# [Items]
■ ■ ■ ■

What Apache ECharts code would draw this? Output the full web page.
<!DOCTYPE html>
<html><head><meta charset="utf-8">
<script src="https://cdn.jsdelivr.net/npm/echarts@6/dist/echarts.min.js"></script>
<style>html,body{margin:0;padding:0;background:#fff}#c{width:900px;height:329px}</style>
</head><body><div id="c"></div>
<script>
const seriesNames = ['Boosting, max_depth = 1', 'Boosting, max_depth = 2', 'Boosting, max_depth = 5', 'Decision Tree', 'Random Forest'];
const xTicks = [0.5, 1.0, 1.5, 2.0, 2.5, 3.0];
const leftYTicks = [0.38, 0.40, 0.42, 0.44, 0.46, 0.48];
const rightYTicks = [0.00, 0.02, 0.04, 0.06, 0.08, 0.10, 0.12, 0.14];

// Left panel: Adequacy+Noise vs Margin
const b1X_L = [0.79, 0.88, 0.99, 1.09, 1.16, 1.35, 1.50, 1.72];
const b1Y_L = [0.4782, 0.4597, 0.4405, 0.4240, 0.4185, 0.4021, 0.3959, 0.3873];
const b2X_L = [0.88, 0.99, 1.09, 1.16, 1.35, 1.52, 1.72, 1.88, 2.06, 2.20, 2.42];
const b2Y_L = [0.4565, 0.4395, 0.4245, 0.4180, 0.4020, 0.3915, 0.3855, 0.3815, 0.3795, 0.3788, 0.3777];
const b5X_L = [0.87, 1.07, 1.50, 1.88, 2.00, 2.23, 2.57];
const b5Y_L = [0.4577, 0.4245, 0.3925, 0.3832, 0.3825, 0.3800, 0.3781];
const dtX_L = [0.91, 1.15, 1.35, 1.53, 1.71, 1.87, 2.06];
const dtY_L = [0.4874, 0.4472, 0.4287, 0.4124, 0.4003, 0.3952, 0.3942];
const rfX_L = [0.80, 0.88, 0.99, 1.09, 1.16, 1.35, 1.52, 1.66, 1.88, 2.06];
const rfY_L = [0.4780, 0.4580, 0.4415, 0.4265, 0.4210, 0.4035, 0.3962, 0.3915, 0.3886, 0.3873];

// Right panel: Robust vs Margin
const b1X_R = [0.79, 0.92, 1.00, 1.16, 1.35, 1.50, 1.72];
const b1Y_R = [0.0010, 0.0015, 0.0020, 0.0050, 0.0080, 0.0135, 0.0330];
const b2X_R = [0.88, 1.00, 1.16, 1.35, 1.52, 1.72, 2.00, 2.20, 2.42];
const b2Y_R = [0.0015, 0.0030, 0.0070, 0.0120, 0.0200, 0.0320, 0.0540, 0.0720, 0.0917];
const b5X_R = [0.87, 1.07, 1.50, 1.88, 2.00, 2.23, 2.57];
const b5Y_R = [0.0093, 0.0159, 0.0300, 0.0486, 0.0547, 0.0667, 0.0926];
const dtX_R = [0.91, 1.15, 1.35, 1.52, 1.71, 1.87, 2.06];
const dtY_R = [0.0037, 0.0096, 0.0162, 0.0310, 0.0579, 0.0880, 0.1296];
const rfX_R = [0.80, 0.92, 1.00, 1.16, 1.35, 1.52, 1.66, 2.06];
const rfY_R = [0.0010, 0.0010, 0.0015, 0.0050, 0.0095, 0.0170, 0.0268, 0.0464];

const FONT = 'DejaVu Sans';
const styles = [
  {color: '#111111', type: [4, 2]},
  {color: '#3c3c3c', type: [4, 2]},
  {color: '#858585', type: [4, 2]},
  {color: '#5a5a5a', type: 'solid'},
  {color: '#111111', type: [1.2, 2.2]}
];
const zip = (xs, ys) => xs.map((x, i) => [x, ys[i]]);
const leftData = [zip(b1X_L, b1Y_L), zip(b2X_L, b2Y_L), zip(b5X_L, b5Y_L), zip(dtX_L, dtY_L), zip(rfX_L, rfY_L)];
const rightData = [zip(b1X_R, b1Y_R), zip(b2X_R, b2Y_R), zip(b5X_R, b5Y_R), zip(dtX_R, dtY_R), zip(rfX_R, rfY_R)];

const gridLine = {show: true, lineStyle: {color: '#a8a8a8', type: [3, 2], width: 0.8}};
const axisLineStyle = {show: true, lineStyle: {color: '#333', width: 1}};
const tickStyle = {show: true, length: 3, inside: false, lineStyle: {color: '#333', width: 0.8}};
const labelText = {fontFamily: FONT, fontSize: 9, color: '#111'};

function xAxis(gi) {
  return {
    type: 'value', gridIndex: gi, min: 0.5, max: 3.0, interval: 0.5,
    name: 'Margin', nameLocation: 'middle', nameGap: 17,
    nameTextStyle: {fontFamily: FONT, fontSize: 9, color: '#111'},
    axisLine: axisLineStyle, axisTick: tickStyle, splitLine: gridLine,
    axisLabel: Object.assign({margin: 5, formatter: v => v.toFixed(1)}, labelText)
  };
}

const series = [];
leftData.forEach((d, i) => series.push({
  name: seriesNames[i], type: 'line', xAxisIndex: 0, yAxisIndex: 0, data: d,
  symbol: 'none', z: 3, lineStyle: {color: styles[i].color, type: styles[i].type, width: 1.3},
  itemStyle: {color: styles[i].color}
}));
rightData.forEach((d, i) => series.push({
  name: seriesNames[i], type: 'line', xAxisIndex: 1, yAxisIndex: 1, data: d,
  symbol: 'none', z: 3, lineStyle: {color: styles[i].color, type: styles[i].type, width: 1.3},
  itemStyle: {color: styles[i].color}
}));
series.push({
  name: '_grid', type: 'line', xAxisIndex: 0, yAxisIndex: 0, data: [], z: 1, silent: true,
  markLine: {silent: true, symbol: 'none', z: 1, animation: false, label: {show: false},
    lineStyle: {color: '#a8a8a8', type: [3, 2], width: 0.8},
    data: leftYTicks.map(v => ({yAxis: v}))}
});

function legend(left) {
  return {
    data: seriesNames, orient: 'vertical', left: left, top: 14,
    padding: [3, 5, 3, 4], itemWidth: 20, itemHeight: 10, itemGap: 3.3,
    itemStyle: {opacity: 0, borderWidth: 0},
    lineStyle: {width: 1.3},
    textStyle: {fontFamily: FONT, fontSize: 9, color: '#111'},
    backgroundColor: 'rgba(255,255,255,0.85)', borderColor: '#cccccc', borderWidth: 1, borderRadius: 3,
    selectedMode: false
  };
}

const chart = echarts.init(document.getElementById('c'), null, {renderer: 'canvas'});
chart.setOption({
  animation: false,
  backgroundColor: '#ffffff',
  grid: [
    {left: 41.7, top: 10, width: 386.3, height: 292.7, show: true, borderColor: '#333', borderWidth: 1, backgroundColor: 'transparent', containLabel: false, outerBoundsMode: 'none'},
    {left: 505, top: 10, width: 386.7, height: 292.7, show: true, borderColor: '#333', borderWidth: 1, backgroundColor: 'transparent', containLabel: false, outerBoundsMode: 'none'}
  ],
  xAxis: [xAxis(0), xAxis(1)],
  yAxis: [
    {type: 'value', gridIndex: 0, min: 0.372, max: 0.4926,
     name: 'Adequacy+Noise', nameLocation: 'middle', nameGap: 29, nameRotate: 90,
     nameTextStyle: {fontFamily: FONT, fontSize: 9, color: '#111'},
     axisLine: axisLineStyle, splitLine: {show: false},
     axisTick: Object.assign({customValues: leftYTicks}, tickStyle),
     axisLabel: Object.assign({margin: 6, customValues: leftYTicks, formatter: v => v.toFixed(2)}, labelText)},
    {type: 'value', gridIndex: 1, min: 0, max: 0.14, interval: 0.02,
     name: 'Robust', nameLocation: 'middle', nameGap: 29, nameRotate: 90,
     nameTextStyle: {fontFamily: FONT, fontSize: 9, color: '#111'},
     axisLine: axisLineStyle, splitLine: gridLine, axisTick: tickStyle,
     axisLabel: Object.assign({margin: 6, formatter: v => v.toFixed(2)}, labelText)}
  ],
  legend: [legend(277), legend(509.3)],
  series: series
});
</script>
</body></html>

■ ■ ■ ■

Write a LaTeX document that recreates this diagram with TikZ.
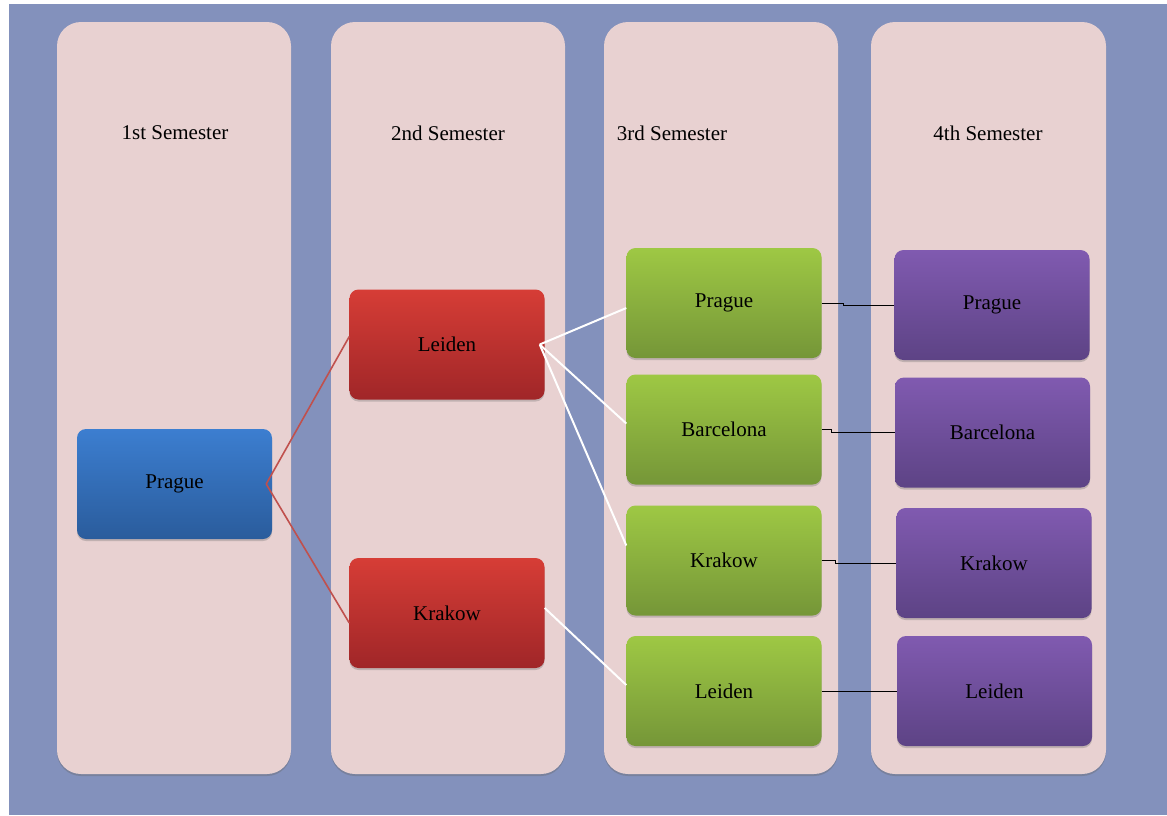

■ ■ ■ ■

# [Job]
Copy each line of the records that contains the word "document".

# [Solution to this exercise]
const chart = echarts.init(document.getElementById('c'), null, {renderer: 'canvas'});
Write a LaTeX document that recreates this diagram with TikZ.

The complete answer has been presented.